In his brief talk, Microsoft's "chief software architect" said he spends at least half his time working on new products and services that will drive personal computing over the next decade, and predicted that integration of multimedia, including voice-enabled applications, will dramatically change all three of the major reasons why people use computers today: document creation, email, and Web browsing. He elicited a laugh from the crowd when he predicted that in the future, everyone will download digital music -- "in an honest way." "The idea of music being on physical media [e.g. a CD or tape] and the ability to take it with you only if you bring that media along -- that will be a thing of the past," said Gates.

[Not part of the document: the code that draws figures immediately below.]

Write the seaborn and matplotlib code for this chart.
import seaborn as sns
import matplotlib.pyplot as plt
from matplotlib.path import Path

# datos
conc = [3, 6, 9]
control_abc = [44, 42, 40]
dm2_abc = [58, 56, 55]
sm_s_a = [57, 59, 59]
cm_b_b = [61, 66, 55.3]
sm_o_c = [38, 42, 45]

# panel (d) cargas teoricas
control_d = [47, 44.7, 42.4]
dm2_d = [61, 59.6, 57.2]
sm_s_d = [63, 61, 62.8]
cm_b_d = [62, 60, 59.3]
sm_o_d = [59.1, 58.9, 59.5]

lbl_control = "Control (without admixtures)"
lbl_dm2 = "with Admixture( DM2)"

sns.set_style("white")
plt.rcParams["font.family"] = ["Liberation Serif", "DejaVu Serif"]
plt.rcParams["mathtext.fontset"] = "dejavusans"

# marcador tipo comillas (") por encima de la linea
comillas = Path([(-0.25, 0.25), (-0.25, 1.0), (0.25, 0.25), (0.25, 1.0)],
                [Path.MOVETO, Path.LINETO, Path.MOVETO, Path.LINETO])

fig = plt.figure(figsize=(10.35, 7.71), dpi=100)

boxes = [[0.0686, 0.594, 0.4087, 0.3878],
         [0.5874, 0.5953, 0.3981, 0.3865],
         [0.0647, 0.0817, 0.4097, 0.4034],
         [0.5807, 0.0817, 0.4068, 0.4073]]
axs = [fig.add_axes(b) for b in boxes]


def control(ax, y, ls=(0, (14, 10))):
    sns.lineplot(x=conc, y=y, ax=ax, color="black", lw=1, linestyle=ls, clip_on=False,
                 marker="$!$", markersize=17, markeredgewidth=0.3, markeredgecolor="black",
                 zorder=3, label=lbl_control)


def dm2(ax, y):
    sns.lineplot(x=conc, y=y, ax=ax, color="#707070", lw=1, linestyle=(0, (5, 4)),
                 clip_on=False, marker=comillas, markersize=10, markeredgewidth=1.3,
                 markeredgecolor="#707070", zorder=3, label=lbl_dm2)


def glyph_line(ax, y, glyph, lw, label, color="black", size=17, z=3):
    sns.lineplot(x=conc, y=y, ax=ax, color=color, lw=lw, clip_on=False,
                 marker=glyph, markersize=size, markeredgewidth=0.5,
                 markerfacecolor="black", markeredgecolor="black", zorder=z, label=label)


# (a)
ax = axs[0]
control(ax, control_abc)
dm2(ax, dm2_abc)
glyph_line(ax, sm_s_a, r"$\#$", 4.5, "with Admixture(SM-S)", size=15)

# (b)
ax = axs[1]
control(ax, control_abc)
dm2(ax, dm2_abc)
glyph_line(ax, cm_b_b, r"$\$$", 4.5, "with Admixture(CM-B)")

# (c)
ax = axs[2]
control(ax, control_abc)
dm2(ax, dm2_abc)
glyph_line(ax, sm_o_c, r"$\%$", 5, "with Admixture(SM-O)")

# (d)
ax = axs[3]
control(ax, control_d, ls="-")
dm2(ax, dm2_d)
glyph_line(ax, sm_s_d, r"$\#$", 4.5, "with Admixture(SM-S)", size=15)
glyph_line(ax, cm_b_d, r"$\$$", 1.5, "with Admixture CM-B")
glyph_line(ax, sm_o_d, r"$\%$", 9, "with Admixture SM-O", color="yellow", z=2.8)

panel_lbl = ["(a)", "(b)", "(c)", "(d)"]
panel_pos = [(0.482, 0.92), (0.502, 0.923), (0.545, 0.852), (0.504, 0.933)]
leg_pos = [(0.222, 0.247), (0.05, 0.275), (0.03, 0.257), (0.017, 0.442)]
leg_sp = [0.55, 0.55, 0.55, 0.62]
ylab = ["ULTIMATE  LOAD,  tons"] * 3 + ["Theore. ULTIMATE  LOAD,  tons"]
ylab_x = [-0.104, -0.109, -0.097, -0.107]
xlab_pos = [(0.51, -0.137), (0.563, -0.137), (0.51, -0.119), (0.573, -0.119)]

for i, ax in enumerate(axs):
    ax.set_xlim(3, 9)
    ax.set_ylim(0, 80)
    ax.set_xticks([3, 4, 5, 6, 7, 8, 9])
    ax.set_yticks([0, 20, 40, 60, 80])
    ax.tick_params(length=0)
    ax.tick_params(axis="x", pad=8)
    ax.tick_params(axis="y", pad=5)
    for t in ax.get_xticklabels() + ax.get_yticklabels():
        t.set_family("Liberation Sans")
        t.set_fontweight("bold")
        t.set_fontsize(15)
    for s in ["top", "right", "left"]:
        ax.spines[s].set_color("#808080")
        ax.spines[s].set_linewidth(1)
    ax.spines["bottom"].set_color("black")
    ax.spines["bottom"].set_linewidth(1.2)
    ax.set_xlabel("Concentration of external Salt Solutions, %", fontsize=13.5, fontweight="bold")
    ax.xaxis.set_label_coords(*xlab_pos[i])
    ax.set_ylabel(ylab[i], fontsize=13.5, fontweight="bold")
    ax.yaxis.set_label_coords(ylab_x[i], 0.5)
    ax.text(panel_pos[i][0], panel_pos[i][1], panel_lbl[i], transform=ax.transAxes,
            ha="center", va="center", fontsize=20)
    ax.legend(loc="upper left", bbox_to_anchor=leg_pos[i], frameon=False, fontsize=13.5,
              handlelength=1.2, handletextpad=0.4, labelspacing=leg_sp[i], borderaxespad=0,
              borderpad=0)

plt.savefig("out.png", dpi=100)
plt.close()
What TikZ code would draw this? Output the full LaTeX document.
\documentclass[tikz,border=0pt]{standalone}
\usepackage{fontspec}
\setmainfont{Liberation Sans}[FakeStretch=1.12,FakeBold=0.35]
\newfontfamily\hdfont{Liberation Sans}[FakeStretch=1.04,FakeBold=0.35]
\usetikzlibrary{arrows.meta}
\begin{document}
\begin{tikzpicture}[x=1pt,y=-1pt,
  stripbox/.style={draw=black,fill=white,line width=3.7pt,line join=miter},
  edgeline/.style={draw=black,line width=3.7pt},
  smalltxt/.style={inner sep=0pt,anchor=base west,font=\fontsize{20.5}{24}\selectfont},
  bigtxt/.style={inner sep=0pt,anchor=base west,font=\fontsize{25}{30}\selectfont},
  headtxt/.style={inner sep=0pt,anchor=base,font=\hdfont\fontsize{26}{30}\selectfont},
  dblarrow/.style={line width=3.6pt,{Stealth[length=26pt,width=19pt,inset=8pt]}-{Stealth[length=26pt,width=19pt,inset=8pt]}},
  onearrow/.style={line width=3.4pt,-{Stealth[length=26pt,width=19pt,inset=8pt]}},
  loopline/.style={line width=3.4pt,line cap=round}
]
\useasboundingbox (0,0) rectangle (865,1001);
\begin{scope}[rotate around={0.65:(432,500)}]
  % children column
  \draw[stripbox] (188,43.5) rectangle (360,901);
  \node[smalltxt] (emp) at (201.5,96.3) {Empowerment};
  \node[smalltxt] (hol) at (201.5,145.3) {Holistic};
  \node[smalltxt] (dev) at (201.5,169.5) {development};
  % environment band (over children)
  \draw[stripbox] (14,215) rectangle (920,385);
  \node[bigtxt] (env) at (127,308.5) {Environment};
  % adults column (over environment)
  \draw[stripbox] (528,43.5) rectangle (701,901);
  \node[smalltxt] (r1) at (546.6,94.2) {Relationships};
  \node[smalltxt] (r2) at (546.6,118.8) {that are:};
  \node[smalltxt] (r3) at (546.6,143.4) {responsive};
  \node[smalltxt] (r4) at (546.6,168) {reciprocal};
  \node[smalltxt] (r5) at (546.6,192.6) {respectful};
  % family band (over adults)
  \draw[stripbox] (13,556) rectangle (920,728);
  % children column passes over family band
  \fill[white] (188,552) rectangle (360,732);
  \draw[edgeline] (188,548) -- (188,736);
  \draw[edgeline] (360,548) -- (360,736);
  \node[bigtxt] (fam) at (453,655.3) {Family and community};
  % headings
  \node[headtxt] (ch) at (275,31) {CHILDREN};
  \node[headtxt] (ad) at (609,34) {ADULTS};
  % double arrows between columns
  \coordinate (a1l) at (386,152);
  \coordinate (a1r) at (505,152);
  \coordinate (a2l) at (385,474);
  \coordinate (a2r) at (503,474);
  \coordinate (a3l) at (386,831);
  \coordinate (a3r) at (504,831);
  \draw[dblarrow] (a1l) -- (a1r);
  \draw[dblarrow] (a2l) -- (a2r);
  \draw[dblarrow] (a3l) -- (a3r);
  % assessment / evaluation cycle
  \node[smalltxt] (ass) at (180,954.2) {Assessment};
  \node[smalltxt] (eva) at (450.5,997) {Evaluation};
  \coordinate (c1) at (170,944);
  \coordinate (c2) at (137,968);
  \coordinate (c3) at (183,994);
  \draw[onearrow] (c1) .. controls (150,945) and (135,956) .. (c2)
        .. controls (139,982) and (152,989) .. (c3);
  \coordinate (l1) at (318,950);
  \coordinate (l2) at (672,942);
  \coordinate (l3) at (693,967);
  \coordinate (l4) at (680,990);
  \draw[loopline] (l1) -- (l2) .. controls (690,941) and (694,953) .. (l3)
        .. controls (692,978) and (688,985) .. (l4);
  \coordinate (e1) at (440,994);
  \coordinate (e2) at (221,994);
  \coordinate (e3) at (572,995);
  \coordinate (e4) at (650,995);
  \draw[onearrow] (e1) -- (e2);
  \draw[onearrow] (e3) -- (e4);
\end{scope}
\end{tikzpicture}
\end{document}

Another revolution that's waiting to happen: making it easy for people to read books on computers. "One of the Holy Grails at Microsoft has been the ability to read," said Gates. "To make this work, you have to be able to hold something in your hands... so that's why about ten years ago we began to ask if there could be a tablet computer." He admitted, though, that Microsoft is "only about 5% the way there" to solving the problem.

Gates predicted that telecommunications will fundamentally change computing. "We will be able to take for granted high bandwidth connectivity, and we should think of applications that will rely on those things," he said. "Another huge sea-change at Microsoft over the past five years has been the way we think about our relationship with people who use our software." Gates noted the company used to be limited, because it would ship a product after testing, then it would take months or years to get a software fixes into a new version. Now, through the Internet, fixes can be disseminated almost instantaneously, and Microsoft can monitor any problems that users are having and let them know immediately what's going wrong. Concluded Gates: "it's a revolution not just for Microsoft, but in how we look at software systems altogether."